The financial results of the Group for the year 2008 show that the Group achieved a big increase of 37.1% in net profit (before accounting for the extraordinary profits from the IPO of the Group’s unit in Turkey in 2008), in spite of the financial crisis and economic stagnation that hit world economies during the last few months of 2008. This increase reflects the noticeable improvements seen in all sources of income, which raised the net operating income to 45.5% while continuing to achieve growth in assets by 8.1%, deposits and investment accounts by 9.7% and financing and investment operations by 9.5%, according to a statement issued by the Group today on its financial results for the year 2008. The financial results show that the Group’s operating income in 2008 increased to US$585.87 million, compared to US$444.45 million in 2007, reflecting an increase of US$141.42 million or 31.8% in 2008. All the components of these profits registered noticeable increases especially the income from joint finance and investment activities, fees and commissions.

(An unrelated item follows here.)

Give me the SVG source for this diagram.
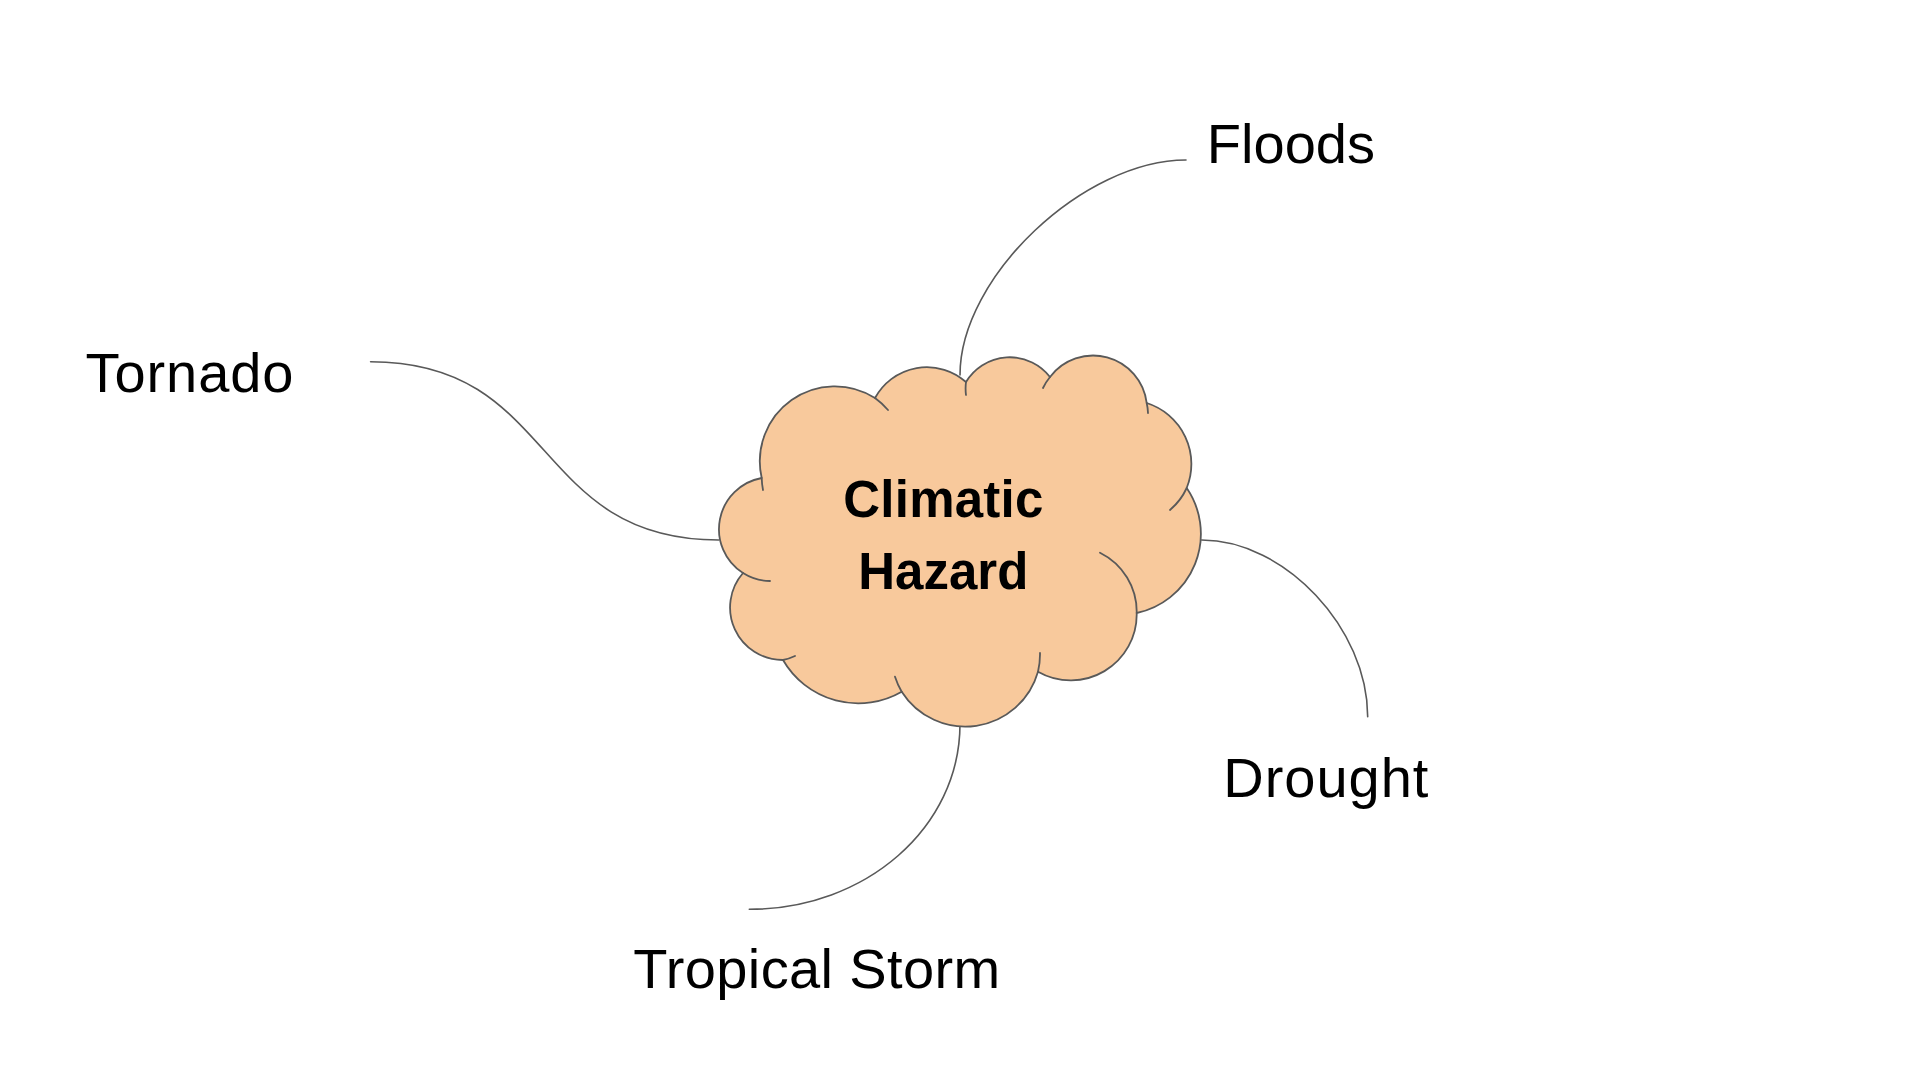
<svg xmlns="http://www.w3.org/2000/svg" width="1920" height="1080" viewBox="0 0 1920 1080">
  <style>
    .bg { fill: #ffffff; }
    .conn { fill: none; stroke: #595959; stroke-width: 1.6; stroke-linecap: round; }
    .cloud { fill: #F8C99C; stroke: #595959; stroke-width: 1.8; stroke-linejoin: round; }
    .stub { fill: none; stroke: #595959; stroke-width: 1.8; stroke-linecap: round; }
    .label { font-family: "Liberation Sans", Arial, sans-serif; font-size: 56px; fill: #000000; text-anchor: middle; }
    .title { font-family: "Liberation Sans", Arial, sans-serif; font-size: 51px; font-weight: bold; fill: #000000; text-anchor: middle; }
  </style>
  <rect class="bg" x="0" y="0" width="1920" height="1080"/>

  <g id="connectors">
    <path class="conn" d="M 1186 160 C 1084.3 160, 960 276.4, 960 375"/>
    <path class="conn" d="M 370.6 361.7 C 558 361.7, 531 540, 718.7 540"/>
    <path class="conn" d="M 1201.7 540 C 1284.7 540, 1367.7 628.3, 1367.7 716.7"/>
    <path class="conn" d="M 960 724 C 960 827.6, 865.7 909.3, 749.3 909.3"/>
  </g>

  <g id="node-climatic-hazard">
    <path class="cloud" d="M 761.7 478
      A 75 75 0 0 1 875 398
      A 59 59 0 0 1 966 382
      A 51 51 0 0 1 1050 377
      A 54 54 0 0 1 1146.7 403
      A 64 64 0 0 1 1186.7 488
      A 81 81 0 0 1 1136.7 613
      A 66 66 0 0 1 1038 671.7
      A 75.5 75.5 0 0 1 901.7 691.7
      A 87 87 0 0 1 783 660
      A 52.5 52.5 0 0 1 743 573
      A 52 52 0 0 1 761.7 478 Z"/>
    <path class="stub" d="M 761.7 478 A 75 75 0 0 0 763 490
      M 875 398 A 75 75 0 0 1 888 410
      M 966 382 A 51 51 0 0 0 966 395
      M 1050 377 A 54 54 0 0 0 1043 388
      M 1146.7 403 A 54 54 0 0 1 1148 413
      M 1186.7 488 A 64 64 0 0 1 1170 510
      M 1136.7 613 A 66 66 0 0 0 1100 552.7
      M 1038 671.7 A 75.5 75.5 0 0 0 1040 653
      M 901.7 691.7 A 75.5 75.5 0 0 1 895 676.7
      M 783 660 A 52.5 52.5 0 0 0 795 656
      M 743 573 A 52 52 0 0 0 770 581"/>
    <text class="title" x="943.3" y="516.7" textLength="200" lengthAdjust="spacing">Climatic</text>
    <text class="title" x="943.3" y="589.3" textLength="170" lengthAdjust="spacing">Hazard</text>
  </g>

  <g id="node-floods">
    <text class="label" x="1290.9" y="163.3">Floods</text>
  </g>
  <g id="node-tornado">
    <text class="label" x="189.5" y="391.7" textLength="208" lengthAdjust="spacing">Tornado</text>
  </g>
  <g id="node-drought">
    <text class="label" x="1325.8" y="796.7" textLength="205" lengthAdjust="spacing">Drought</text>
  </g>
  <g id="node-tropical-storm">
    <text class="label" x="816.7" y="988.3" textLength="367" lengthAdjust="spacing">Tropical Storm</text>
  </g>
</svg>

After deducting all the expenses, the total net income amounted to US$201 million in 2008, reflecting an increase of 37.1% over the income in 2007 after excluding the effect of the extraordinary profit arising from the IPO of the Group’s unit in Turkey from the profits of 2007. These excellent results led to improvements in the returns on average equity and on average assets to reach 13% and 1.9% respectively in 2008. Similarly, all items of the balance sheet showed significant growth during 2008, especially those related to core financing and investment activities. Total assets increased to US$10.92 billion as at the end of 2008 compared to US$10.10 billion in 2007, an increase of US$816 million or 8.1%. This growth was a reflection of the increase in financing operations, Mudaraba, Musharaka, Ijarah and investments which increased in total by 9.5% to reach US$8.09 billion in total in 2008. While, customer deposits registered a noticeable increase of US$788 million or 9.7% in line with the growth in assets, to reach US$8.87 billion as at the end of 2008, which reflects an increasing level of customer confidence and loyalty to the Group. As for shareholders equity, it amounted to US$1.55 billion as at the end of 2008.